Quote the data exactly, first line to the line containing "borderpad=0, font=dict(family=FONT, size=19, color=TXT))", with no pictures.
-- PROVIDED DATA start --
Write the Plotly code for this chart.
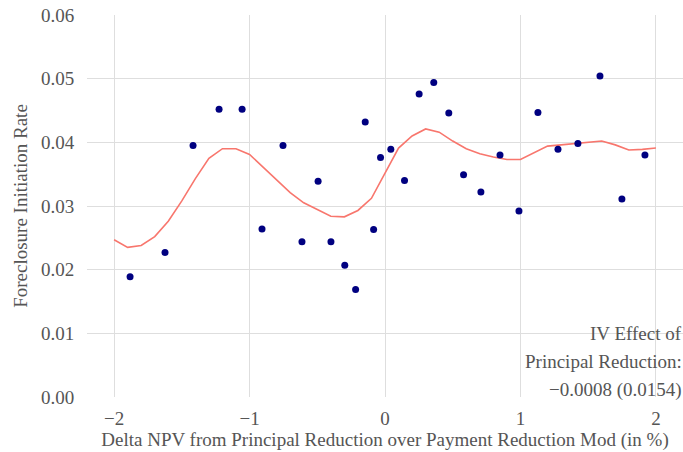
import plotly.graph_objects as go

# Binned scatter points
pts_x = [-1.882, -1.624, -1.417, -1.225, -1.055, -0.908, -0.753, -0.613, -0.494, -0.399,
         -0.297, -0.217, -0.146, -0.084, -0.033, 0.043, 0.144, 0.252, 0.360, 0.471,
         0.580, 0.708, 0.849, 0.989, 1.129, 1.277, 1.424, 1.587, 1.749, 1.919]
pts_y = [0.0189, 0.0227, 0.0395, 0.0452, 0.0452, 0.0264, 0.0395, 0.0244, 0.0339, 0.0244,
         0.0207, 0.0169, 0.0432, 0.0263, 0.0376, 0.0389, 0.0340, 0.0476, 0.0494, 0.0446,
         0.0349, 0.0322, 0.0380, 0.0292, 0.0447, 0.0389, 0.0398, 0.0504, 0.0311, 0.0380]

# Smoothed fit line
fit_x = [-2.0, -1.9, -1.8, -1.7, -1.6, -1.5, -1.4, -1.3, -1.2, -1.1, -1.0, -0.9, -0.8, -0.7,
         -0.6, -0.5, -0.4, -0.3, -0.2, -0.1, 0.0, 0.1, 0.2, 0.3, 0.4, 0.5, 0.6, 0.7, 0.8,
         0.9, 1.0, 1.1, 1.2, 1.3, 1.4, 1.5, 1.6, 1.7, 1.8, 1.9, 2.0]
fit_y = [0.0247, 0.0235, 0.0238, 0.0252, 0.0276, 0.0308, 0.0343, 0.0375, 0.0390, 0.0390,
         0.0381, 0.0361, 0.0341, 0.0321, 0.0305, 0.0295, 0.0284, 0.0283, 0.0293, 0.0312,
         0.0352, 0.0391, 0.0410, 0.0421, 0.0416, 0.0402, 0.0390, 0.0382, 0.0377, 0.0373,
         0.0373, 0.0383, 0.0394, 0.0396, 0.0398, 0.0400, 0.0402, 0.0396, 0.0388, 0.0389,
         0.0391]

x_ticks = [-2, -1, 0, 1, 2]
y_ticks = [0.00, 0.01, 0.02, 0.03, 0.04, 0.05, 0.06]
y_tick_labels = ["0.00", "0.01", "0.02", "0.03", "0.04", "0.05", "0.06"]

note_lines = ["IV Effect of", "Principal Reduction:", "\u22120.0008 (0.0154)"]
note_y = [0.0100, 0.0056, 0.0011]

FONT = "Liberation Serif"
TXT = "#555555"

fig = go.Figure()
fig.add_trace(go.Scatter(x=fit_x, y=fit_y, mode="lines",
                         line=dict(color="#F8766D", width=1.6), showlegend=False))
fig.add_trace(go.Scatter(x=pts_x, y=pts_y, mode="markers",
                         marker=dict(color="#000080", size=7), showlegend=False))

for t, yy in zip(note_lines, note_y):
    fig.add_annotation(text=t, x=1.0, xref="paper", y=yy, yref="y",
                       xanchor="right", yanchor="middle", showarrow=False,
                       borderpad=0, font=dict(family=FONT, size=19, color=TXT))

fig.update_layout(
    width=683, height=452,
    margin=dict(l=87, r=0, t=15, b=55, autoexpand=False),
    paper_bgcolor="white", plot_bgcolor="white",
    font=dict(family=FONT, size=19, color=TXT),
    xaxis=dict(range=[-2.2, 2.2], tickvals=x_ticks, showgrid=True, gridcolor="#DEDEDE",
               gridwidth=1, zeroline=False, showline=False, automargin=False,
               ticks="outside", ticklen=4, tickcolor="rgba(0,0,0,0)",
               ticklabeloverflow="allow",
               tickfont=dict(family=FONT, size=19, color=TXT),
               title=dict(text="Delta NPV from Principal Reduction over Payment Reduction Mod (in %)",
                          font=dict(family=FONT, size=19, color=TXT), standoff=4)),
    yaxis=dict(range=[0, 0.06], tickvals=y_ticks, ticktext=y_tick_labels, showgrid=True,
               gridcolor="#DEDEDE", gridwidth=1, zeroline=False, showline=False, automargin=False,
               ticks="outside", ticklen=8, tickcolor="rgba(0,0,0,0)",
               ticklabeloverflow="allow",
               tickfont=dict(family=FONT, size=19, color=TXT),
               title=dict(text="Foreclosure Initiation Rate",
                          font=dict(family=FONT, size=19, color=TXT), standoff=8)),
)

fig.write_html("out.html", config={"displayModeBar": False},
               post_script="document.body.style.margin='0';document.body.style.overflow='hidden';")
-- PROVIDED DATA end --
## IN RESPONSE
Write the Plotly code for this chart.
import plotly.graph_objects as go

# Binned scatter points
pts_x = [-1.882, -1.624, -1.417, -1.225, -1.055, -0.908, -0.753, -0.613, -0.494, -0.399,
         -0.297, -0.217, -0.146, -0.084, -0.033, 0.043, 0.144, 0.252, 0.360, 0.471,
         0.580, 0.708, 0.849, 0.989, 1.129, 1.277, 1.424, 1.587, 1.749, 1.919]
pts_y = [0.0189, 0.0227, 0.0395, 0.0452, 0.0452, 0.0264, 0.0395, 0.0244, 0.0339, 0.0244,
         0.0207, 0.0169, 0.0432, 0.0263, 0.0376, 0.0389, 0.0340, 0.0476, 0.0494, 0.0446,
         0.0349, 0.0322, 0.0380, 0.0292, 0.0447, 0.0389, 0.0398, 0.0504, 0.0311, 0.0380]

# Smoothed fit line
fit_x = [-2.0, -1.9, -1.8, -1.7, -1.6, -1.5, -1.4, -1.3, -1.2, -1.1, -1.0, -0.9, -0.8, -0.7,
         -0.6, -0.5, -0.4, -0.3, -0.2, -0.1, 0.0, 0.1, 0.2, 0.3, 0.4, 0.5, 0.6, 0.7, 0.8,
         0.9, 1.0, 1.1, 1.2, 1.3, 1.4, 1.5, 1.6, 1.7, 1.8, 1.9, 2.0]
fit_y = [0.0247, 0.0235, 0.0238, 0.0252, 0.0276, 0.0308, 0.0343, 0.0375, 0.0390, 0.0390,
         0.0381, 0.0361, 0.0341, 0.0321, 0.0305, 0.0295, 0.0284, 0.0283, 0.0293, 0.0312,
         0.0352, 0.0391, 0.0410, 0.0421, 0.0416, 0.0402, 0.0390, 0.0382, 0.0377, 0.0373,
         0.0373, 0.0383, 0.0394, 0.0396, 0.0398, 0.0400, 0.0402, 0.0396, 0.0388, 0.0389,
         0.0391]

x_ticks = [-2, -1, 0, 1, 2]
y_ticks = [0.00, 0.01, 0.02, 0.03, 0.04, 0.05, 0.06]
y_tick_labels = ["0.00", "0.01", "0.02", "0.03", "0.04", "0.05", "0.06"]

note_lines = ["IV Effect of", "Principal Reduction:", "\u22120.0008 (0.0154)"]
note_y = [0.0100, 0.0056, 0.0011]

FONT = "Liberation Serif"
TXT = "#555555"

fig = go.Figure()
fig.add_trace(go.Scatter(x=fit_x, y=fit_y, mode="lines",
                         line=dict(color="#F8766D", width=1.6), showlegend=False))
fig.add_trace(go.Scatter(x=pts_x, y=pts_y, mode="markers",
                         marker=dict(color="#000080", size=7), showlegend=False))

for t, yy in zip(note_lines, note_y):
    fig.add_annotation(text=t, x=1.0, xref="paper", y=yy, yref="y",
                       xanchor="right", yanchor="middle", showarrow=False,
                       borderpad=0, font=dict(family=FONT, size=19, color=TXT))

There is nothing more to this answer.